++++ DATA BLOCK

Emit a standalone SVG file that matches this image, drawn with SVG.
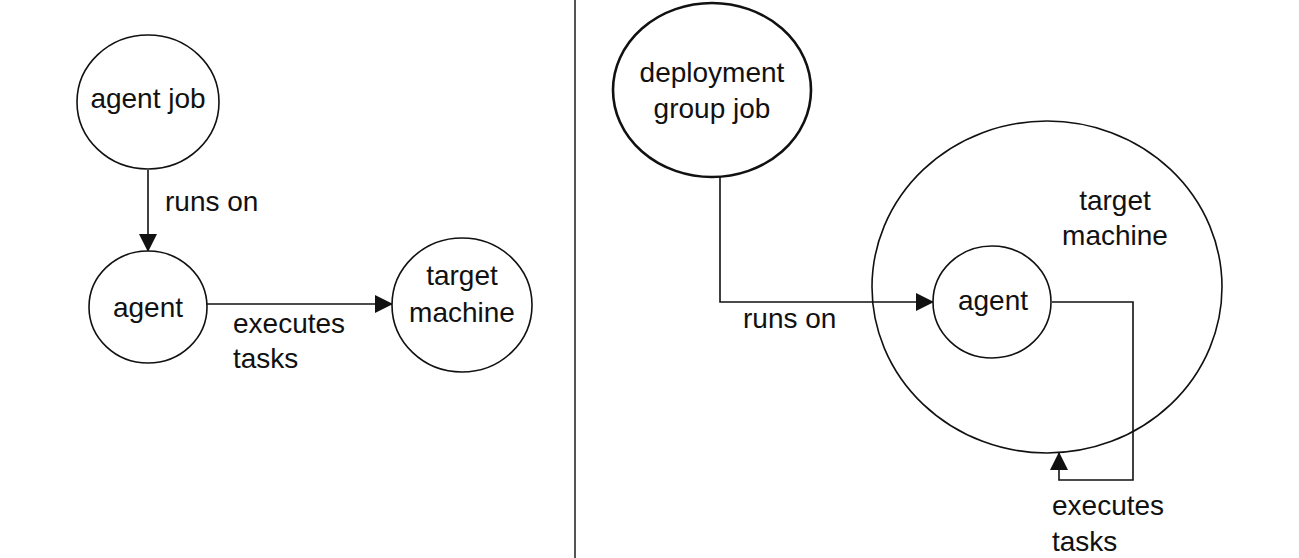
<svg xmlns="http://www.w3.org/2000/svg" width="1299" height="558" viewBox="0 0 1299 558">
<defs>
<style>
.node{fill:#fff;stroke:#111;stroke-width:1.6}
.thick{stroke-width:2.6}
.lbl{font-family:"Liberation Sans",Arial,sans-serif;font-size:28px;fill:#111}
.mid{text-anchor:middle}
.conn{fill:none;stroke:#111;stroke-width:1.6}
</style>
<marker id="arr" viewBox="0 0 18 18" markerWidth="18" markerHeight="18" refX="17" refY="9" orient="auto" markerUnits="userSpaceOnUse">
<path d="M0,0 L18,9 L0,18 Z" fill="#111"/>
</marker>
</defs>
<rect width="1299" height="558" fill="#fff"/>
<line x1="575" y1="0" x2="575" y2="558" stroke="#555" stroke-width="2"/>
<g id="connectors">
<path class="conn" d="M148,170 V251" marker-end="url(#arr)"/>
<path class="conn" d="M207,304 H392" marker-end="url(#arr)"/>
<path class="conn" d="M720,177 V302 H933" marker-end="url(#arr)"/>
<path class="conn" d="M1052,302 H1133 V480 H1059 V453" marker-end="url(#arr)"/>
</g>
<g id="agent-job">
<ellipse class="node" cx="148" cy="102" rx="71" ry="67"/>
<text class="lbl mid" x="148" y="108">agent job</text>
</g>
<g id="agent-left">
<ellipse class="node" cx="148" cy="307" rx="59" ry="56"/>
<text class="lbl mid" x="148" y="317">agent</text>
</g>
<g id="target-left">
<ellipse class="node" cx="462" cy="305" rx="70" ry="67"/>
<text class="lbl mid" x="462" y="285">target</text>
<text class="lbl mid" x="462" y="322">machine</text>
</g>
<g id="label-runs-on-left"><text class="lbl" x="165" y="211">runs on</text></g>
<g id="label-executes-left">
<text class="lbl" x="233" y="333">executes</text>
<text class="lbl" x="233" y="368">tasks</text>
</g>
<g id="deployment-group-job">
<ellipse class="node thick" cx="712" cy="90" rx="99" ry="87"/>
<text class="lbl mid" x="712" y="82">deployment</text>
<text class="lbl mid" x="712" y="118">group job</text>
</g>
<g id="target-right">
<ellipse class="node" cx="1047" cy="287" rx="175" ry="166" fill="none" style="fill:none"/>
<text class="lbl mid" x="1115" y="210">target</text>
<text class="lbl mid" x="1115" y="245">machine</text>
</g>
<g id="agent-right">
<ellipse class="node" cx="992" cy="302" rx="59" ry="56"/>
<text class="lbl mid" x="993" y="310">agent</text>
</g>
<g id="label-runs-on-right"><text class="lbl" x="743" y="328">runs on</text></g>
<g id="label-executes-right">
<text class="lbl" x="1052" y="515">executes</text>
<text class="lbl" x="1052" y="551">tasks</text>
</g>
</svg>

++++++++

**DESCRIPTION OF THE TASK**
Set down the material exactly, every line of it, except for the pictures.

**RESPONSE TO THIS TASK**
Emit a standalone SVG file that matches this image, drawn with SVG.
<svg xmlns="http://www.w3.org/2000/svg" width="1299" height="558" viewBox="0 0 1299 558">
<defs>
<style>
.node{fill:#fff;stroke:#111;stroke-width:1.6}
.thick{stroke-width:2.6}
.lbl{font-family:"Liberation Sans",Arial,sans-serif;font-size:28px;fill:#111}
.mid{text-anchor:middle}
.conn{fill:none;stroke:#111;stroke-width:1.6}
</style>
<marker id="arr" viewBox="0 0 18 18" markerWidth="18" markerHeight="18" refX="17" refY="9" orient="auto" markerUnits="userSpaceOnUse">
<path d="M0,0 L18,9 L0,18 Z" fill="#111"/>
</marker>
</defs>
<rect width="1299" height="558" fill="#fff"/>
<line x1="575" y1="0" x2="575" y2="558" stroke="#555" stroke-width="2"/>
<g id="connectors">
<path class="conn" d="M148,170 V251" marker-end="url(#arr)"/>
<path class="conn" d="M207,304 H392" marker-end="url(#arr)"/>
<path class="conn" d="M720,177 V302 H933" marker-end="url(#arr)"/>
<path class="conn" d="M1052,302 H1133 V480 H1059 V453" marker-end="url(#arr)"/>
</g>
<g id="agent-job">
<ellipse class="node" cx="148" cy="102" rx="71" ry="67"/>
<text class="lbl mid" x="148" y="108">agent job</text>
</g>
<g id="agent-left">
<ellipse class="node" cx="148" cy="307" rx="59" ry="56"/>
<text class="lbl mid" x="148" y="317">agent</text>
</g>
<g id="target-left">
<ellipse class="node" cx="462" cy="305" rx="70" ry="67"/>
<text class="lbl mid" x="462" y="285">target</text>
<text class="lbl mid" x="462" y="322">machine</text>
</g>
<g id="label-runs-on-left"><text class="lbl" x="165" y="211">runs on</text></g>
<g id="label-executes-left">
<text class="lbl" x="233" y="333">executes</text>
<text class="lbl" x="233" y="368">tasks</text>
</g>
<g id="deployment-group-job">
<ellipse class="node thick" cx="712" cy="90" rx="99" ry="87"/>
<text class="lbl mid" x="712" y="82">deployment</text>
<text class="lbl mid" x="712" y="118">group job</text>
</g>
<g id="target-right">
<ellipse class="node" cx="1047" cy="287" rx="175" ry="166" fill="none" style="fill:none"/>
<text class="lbl mid" x="1115" y="210">target</text>
<text class="lbl mid" x="1115" y="245">machine</text>
</g>
<g id="agent-right">
<ellipse class="node" cx="992" cy="302" rx="59" ry="56"/>
<text class="lbl mid" x="993" y="310">agent</text>
</g>
<g id="label-runs-on-right"><text class="lbl" x="743" y="328">runs on</text></g>
<g id="label-executes-right">
<text class="lbl" x="1052" y="515">executes</text>
<text class="lbl" x="1052" y="551">tasks</text>
</g>
</svg>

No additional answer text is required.